The kings are all, “wha?” And Merlin goes, “listen, he’s actually Igraine’s and Uther’s son, remember Uther? Kind of a dick but still the king of everything.”
One of the kings does some quick math, Malory asserts, and deduces that if Uther fathered Arthur on Igraine, it must have been while she was married to Gorlas, otherwise the timing doesn’t work. Therefore Arthur is a bastard, therefore not the rightful king. I would be unconvinced by that, given the tight timing of Arthur’s conception, Gorlas’s death, and Uther’s marriage to Igraine, but it goes over well with the assembled kings.
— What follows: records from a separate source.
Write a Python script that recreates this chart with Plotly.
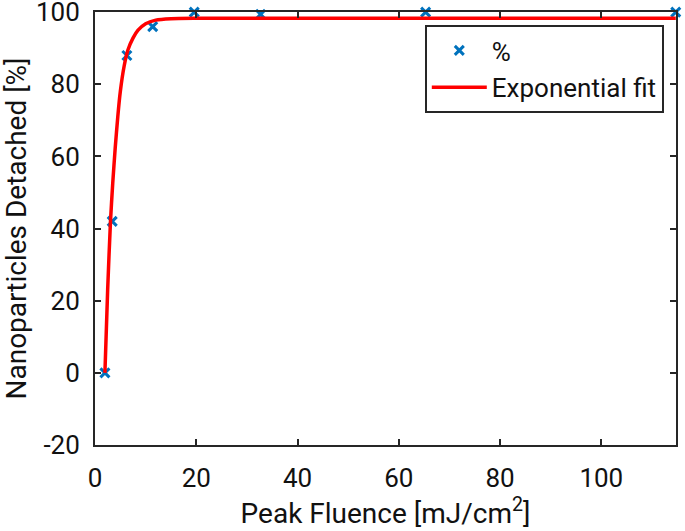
import plotly.graph_objects as go

# measured data (Peak fluence, % detached)
fluence = [1.96, 3.4, 6.3, 11.4, 19.6, 32.7, 65.3, 114.7]
detached = [0, 42, 88, 96, 100, 99.4, 100, 100]

# exponential fit curve
fit_x = [1.96, 2.5, 3.06, 3.5, 4.0, 4.5, 5.0, 5.75, 6.5, 7.5, 8.5, 10, 12, 15, 20, 40, 80, 114.7]
fit_y = [0, 23, 42, 52.5, 62.5, 71, 78, 85, 89.5, 92.8, 95, 96.8, 97.8, 98.2, 98.3, 98.3, 98.3, 98.3]

x_ticks = [0, 20, 40, 60, 80, 100]
x_labels = ["0", "20", "40", "60", "80", "100"]
y_ticks = [-20, 0, 20, 40, 60, 80, 100]
y_labels = ["-20", "0", "20", "40", "60", "80", "100"]

FONT = "Roboto"
AX = "#262626"
TXT = "#111111"

fig = go.Figure()
fig.add_trace(go.Scatter(
    x=fluence, y=detached, mode="markers", name="%",
    marker=dict(symbol="x-thin", size=9, color="#0072BD",
                line=dict(color="#0072BD", width=3)),
    cliponaxis=False,
))
fig.add_trace(go.Scatter(
    x=fit_x, y=fit_y, mode="lines", name="Exponential fit",
    line=dict(color="#FF0000", width=3.5, shape="spline", smoothing=0.6),
    cliponaxis=False,
))

axis_common = dict(
    showline=True, linecolor=AX, linewidth=2, mirror="ticks",
    ticks="inside", ticklen=6, tickwidth=2, tickcolor=AX,
    showgrid=False, zeroline=False, automargin=False,
    tickfont=dict(family=FONT, size=26, color=TXT),
    tickmode="array", ticklabeloverflow="allow",
)

fig.update_layout(
    width=685, height=531,
    margin=dict(l=95, r=9, t=12, b=86),
    paper_bgcolor="white", plot_bgcolor="white",
    font=dict(family=FONT, color=TXT),
    xaxis=dict(range=[0, 114.75], tickvals=x_ticks, ticktext=x_labels,
               ticklabelstandoff=9,
               title=dict(text="Peak Fluence [mJ/cm<sup>2</sup>]",
                          font=dict(family=FONT, size=28, color=TXT),
                          standoff=10),
               **axis_common),
    yaxis=dict(range=[-20, 100.05], tickvals=y_ticks, ticktext=y_labels,
               ticklabelstandoff=8,
               title=dict(text="Nanoparticles Detached [%]",
                          font=dict(family=FONT, size=28, color=TXT),
                          standoff=10),
               **axis_common),
    legend=dict(x=0.979, y=0.97, xanchor="right", yanchor="top",
                bgcolor="white", bordercolor=AX, borderwidth=2,
                font=dict(family=FONT, size=26, color=TXT),
                tracegroupgap=0, itemwidth=55),
    showlegend=True,
)

fig.write_html("out.html",
               config={"displayModeBar": False},
               post_script="document.body.style.margin='0';document.body.style.overflow='hidden';")
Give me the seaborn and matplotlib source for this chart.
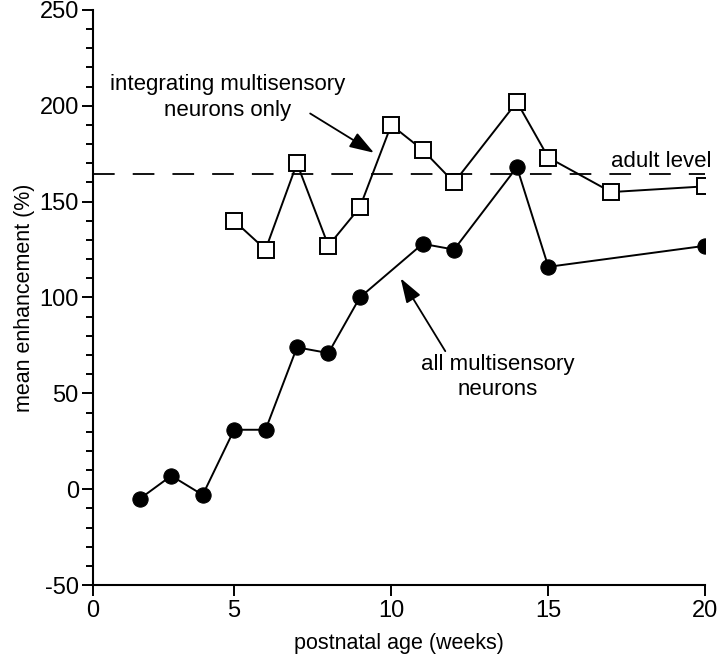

You might even say they demand to see the birth certificate.
“I anticipated your objection,” says Merlin, and produces a long-form Hawaiian certificate and a chart and timetable and deck of Powerpoint slides showing that Gorlas had been dead for three hours when Uther and Igraine slept together and that less than two weeks later Uther and Igraine wed, so, Arthur’s definitely not a bastard.
“Well, shoot,” say the assembled kings.
“He’s definitely king, you guys,” says Merlin. “And he’ll be king for a long time, King of All England, which includes Wales and Scotland and Ireland, the whole schmear. Unless someone murders him, I mean. If he dies, say putting down a civil war, then he won’t be king long. But for right now he’s totally the rightful king.”
King Lot, at this point, has gotten sick and tired of Merlin and his damnable Powerpoint slides, and calls him a “witch” and a “tiresome jack-ass,” and refuses to accept what Merlin’s saying. But he’s in the minority; the other kings by and large are at least willing to hear Arthur out.